SET PROBLEM →
Count how many lines hold the string "drawn". Give that number alone.
%%
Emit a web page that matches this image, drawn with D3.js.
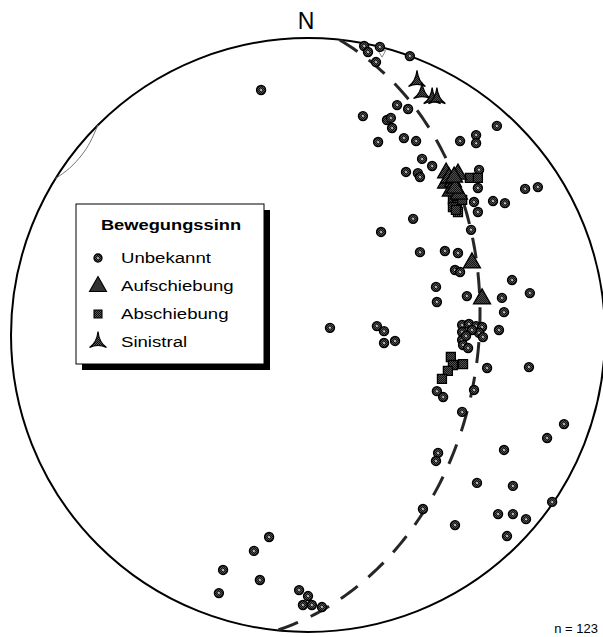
<!DOCTYPE html>
<html>
<head>
<meta charset="utf-8">
<script src="https://cdn.jsdelivr.net/npm/d3@7"></script>
<style>
  body { margin: 0; background: #fff; }
  svg { display: block; }
</style>
</head>
<body>
<script>
// Lower-hemisphere stereonet of fault data, positions in percent of net radius (east, north)
const unbekannt = [
  [-15.8, 82.5], [18.9, 97.3], [20.2, 95.3], [24.2, 97.0], [34.3, 93.9], [22.9, 91.9],
  [30.0, 77.4], [33.7, 76.1], [18.5, 73.7], [26.6, 72.4], [27.9, 73.1], [28.3, 69.7],
  [23.6, 65.0], [32.3, 66.3], [36.4, 65.3], [51.2, 65.3], [56.6, 67.3], [56.6, 64.6],
  [63.6, 70.4], [38.4, 59.3], [41.8, 56.9], [33.0, 54.9], [37.0, 54.5], [37.7, 53.2],
  [57.6, 55.6], [57.2, 49.5], [55.9, 44.8], [57.2, 41.4], [62.3, 45.1], [66.3, 44.4],
  [73.1, 49.2], [77.4, 49.8], [35.4, 39.1], [24.6, 34.7], [54.9, 35.4], [37.7, 27.9],
  [46.1, 28.3], [50.5, 27.6], [49.5, 21.9], [51.2, 21.2], [68.7, 18.5], [43.1, 16.2],
  [43.4, 11.1], [53.5, 13.1], [65.3, 12.5], [66.0, 7.7], [74.7, 14.1], [64.3, 1.7],
  [7.4, 2.4], [23.2, 3.0], [25.6, 1.3], [25.6, -2.7], [29.3, -2.0],
  [51.9, 3.4], [54.2, 3.7], [56.6, 3.0], [58.6, 2.7], [51.9, 1.0], [57.6, 0.7],
  [58.9, -0.7], [51.9, -1.7], [52.2, -3.4], [53.9, -4.4], [55.2, 1.7], [53.2, -0.3],
  [60.3, -11.1], [74.4, -10.8], [55.9, -18.5], [43.4, -18.9], [45.5, -20.9], [51.9, -25.9],
  [86.2, -30.0], [80.5, -34.7], [66.0, -38.7], [43.8, -39.7], [43.1, -42.4], [56.9, -49.8],
  [69.0, -50.8], [82.2, -56.2], [38.7, -58.6], [64.0, -60.3], [69.0, -60.3], [73.4, -62.0],
  [49.5, -64.0], [67.0, -67.7], [-13.1, -68.0], [-18.2, -72.7], [-28.6, -79.1], [-16.2, -82.5],
  [-30.0, -86.9], [-3.0, -85.9], [0.0, -87.9], [-1.7, -90.9], [1.3, -90.9], [4.7, -91.6]
];
const aufschiebung = [
  [46.5, 54.9], [50.5, 54.5], [46.5, 51.5], [48.8, 51.9], [48.1, 48.8], [50.8, 47.8],
  [47.5, 53.2], [49.5, 49.8], [49.2, 53.5], [55.2, 24.6], [58.6, 12.5]
];
const abschiebung = [
  [54.5, 52.9], [57.2, 52.9], [48.8, 45.5], [50.2, 43.8], [50.5, 41.4], [48.8, 43.1],
  [51.9, 45.5], [49.8, 42.1], [48.1, -7.4], [48.8, -10.1], [52.2, -9.8], [47.1, -12.1],
  [45.1, -14.8]
];
const sinistral = [[36.7, 85.9], [38.4, 81.8], [41.8, 80.1], [43.4, 80.1]];

// Mean plane (strike / dip, right-hand rule) drawn as a dashed great circle
const meanPlane = { strike: 6, dip: 42 };
// Small cone trace near the western primitive, as [trend, plunge]
const coneTrace = [[315, 0], [311.5, 2.3], [308.5, 3], [305, 2.3], [301.8, 0]];
// Pole of the mean plane
const polePoint = [[24.9, 95.0]];

const legendTitle = "Bewegungssinn";
const legendLabels = ["Unbekannt", "Aufschiebung", "Abschiebung", "Sinistral"];

const W = 603, H = 637;
const cx = 308, cy = 335, R = 297;
const FONT = "'Liberation Sans', Arial, Helvetica, sans-serif";

const x = d3.scaleLinear().domain([-100, 100]).range([cx - R, cx + R]);
const y = d3.scaleLinear().domain([-100, 100]).range([cy + R, cy - R]);

const rad = Math.PI / 180;
// Equal-area (Schmidt) projection of a line given by trend / plunge, in percent of radius
function project(trend, plunge) {
  const r = 100 * Math.SQRT2 * Math.sin((90 - plunge) / 2 * rad);
  return [r * Math.sin(trend * rad), r * Math.cos(trend * rad)];
}

const svg = d3.select("body").append("svg").attr("width", W).attr("height", H);

// Halftone screen used to fill the symbols
const defs = svg.append("defs");
const pat = defs.append("pattern").attr("id", "screen")
  .attr("patternUnits", "userSpaceOnUse").attr("width", 2).attr("height", 2);
pat.append("rect").attr("width", 2).attr("height", 2).attr("fill", "#5c5c5c");
pat.append("rect").attr("width", 1).attr("height", 1).attr("fill", "#0a0a0a");
pat.append("rect").attr("x", 1).attr("y", 1).attr("width", 1).attr("height", 1).attr("fill", "#0a0a0a");

// Primitive circle
svg.append("circle").attr("cx", x(0)).attr("cy", y(0)).attr("r", x(100) - x(0))
  .attr("fill", "none").attr("stroke", "#000").attr("stroke-width", 2);

// North label
svg.append("text").attr("x", x(0) - 2).attr("y", 29).attr("text-anchor", "middle")
  .attr("font-family", FONT).attr("font-size", 23).text("N");

// Dashed great circle of the mean plane
const gcPts = d3.range(0, 180.5, 1).map(b => {
  const d = meanPlane.dip * rad, br = b * rad;
  const plunge = Math.asin(Math.sin(br) * Math.sin(d)) / rad;
  const trend = meanPlane.strike + Math.atan2(Math.sin(br) * Math.cos(d), Math.cos(br)) / rad;
  return project(trend, plunge);
});
const line = d3.line().x(d => x(d[0])).y(d => y(d[1]));
svg.append("path").attr("d", line(gcPts)).attr("fill", "none")
  .attr("stroke", "#262626").attr("stroke-width", 3)
  .attr("stroke-dasharray", "21 14").attr("stroke-dashoffset", -1);

// Cone trace
svg.append("path")
  .attr("d", d3.line().curve(d3.curveNatural).x(d => x(d[0])).y(d => y(d[1]))(coneTrace.map(d => project(d[0], d[1]))))
  .attr("fill", "none").attr("stroke", "#777").attr("stroke-width", 1);

// Pole
svg.selectAll(".pole").data(polePoint).join("path").attr("class", "pole")
  .attr("d", d3.symbol(d3.symbolTriangle, 24)())
  .attr("transform", d => `translate(${x(d[0])},${y(d[1])}) rotate(180)`)
  .attr("fill", "none").attr("stroke", "#888").attr("stroke-width", 1);

// Marker shapes
const triPath = "M0,-9 L8.5,6 L-8.5,6 Z";
const sqPath = "M-4.5,-4.5 H4.5 V4.5 H-4.5 Z";
const sinPath = "M0,-9.5 Q1.2,1.5 8.5,6.5 Q0,2.5 -8.5,6.5 Q-1.2,1.5 0,-9.5 Z";

function drawCircles(g, data, r) {
  const sel = g.selectAll(null).data(data).join("g")
    .attr("transform", d => `translate(${x(d[0])},${y(d[1])})`);
  sel.append("circle").attr("r", r).attr("fill", "url(#screen)").attr("stroke", "#000").attr("stroke-width", 1.4);
  sel.append("circle").attr("r", 1).attr("fill", "#d8d8d8");
}
function drawShape(g, data, path, sw) {
  g.selectAll(null).data(data).join("path")
    .attr("d", path)
    .attr("transform", d => `translate(${x(d[0])},${y(d[1])})`)
    .attr("fill", "url(#screen)").attr("stroke", "#000").attr("stroke-width", sw);
}

const marks = svg.append("g");
drawCircles(marks.append("g"), unbekannt, 4.5);
drawShape(marks.append("g"), abschiebung, sqPath, 1.3);
drawShape(marks.append("g"), aufschiebung, triPath, 1.3);
drawShape(marks.append("g"), sinistral, sinPath, 1.2);

// Legend
const lg = svg.append("g");
const lx = 76, ly = 204, lw = 188, lh = 160;
lg.append("rect").attr("x", lx + 6).attr("y", ly + 6).attr("width", lw).attr("height", lh).attr("fill", "#000");
lg.append("rect").attr("x", lx).attr("y", ly).attr("width", lw).attr("height", lh)
  .attr("fill", "#fff").attr("stroke", "#000").attr("stroke-width", 1);
lg.append("text").attr("transform", `translate(${lx + 95},${ly + 26}) scale(1.22,1)`)
  .attr("text-anchor", "middle").attr("font-family", FONT).attr("font-weight", "bold")
  .attr("font-size", 15).text(legendTitle);

const rowY = d3.scalePoint().domain(legendLabels).range([ly + 59, ly + 143]);
const symX = lx + 22, txtX = lx + 45;
legendLabels.forEach((lab, i) => {
  const yy = rowY(lab);
  lg.append("text").attr("transform", `translate(${txtX},${yy}) scale(1.2,1)`)
    .attr("font-family", FONT).attr("font-size", 15.5).text(lab);
  const sy = yy - 5;
  if (i === 0) {
    lg.append("circle").attr("cx", symX).attr("cy", sy).attr("r", 4).attr("fill", "url(#screen)").attr("stroke", "#000").attr("stroke-width", 1.3);
    lg.append("circle").attr("cx", symX).attr("cy", sy).attr("r", 0.9).attr("fill", "#d8d8d8");
  } else {
    const p = i === 1 ? triPath : i === 2 ? "M-4,-4 H4 V4 H-4 Z" : sinPath;
    const off = i === 1 ? -0.5 : i === 3 ? -1 : 0;
    lg.append("path").attr("d", p).attr("transform", `translate(${symX},${sy + off})`)
      .attr("fill", "url(#screen)").attr("stroke", "#000").attr("stroke-width", 1.1);
  }
});

// Sample size
const nTotal = unbekannt.length + aufschiebung.length + abschiebung.length + sinistral.length;
svg.append("text").attr("x", 598).attr("y", 633).attr("text-anchor", "end")
  .attr("font-family", FONT).attr("font-size", 13).text(`n = ${nTotal}`);
</script>
</body>
</html>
%%
FINISHED EXERCISE →
2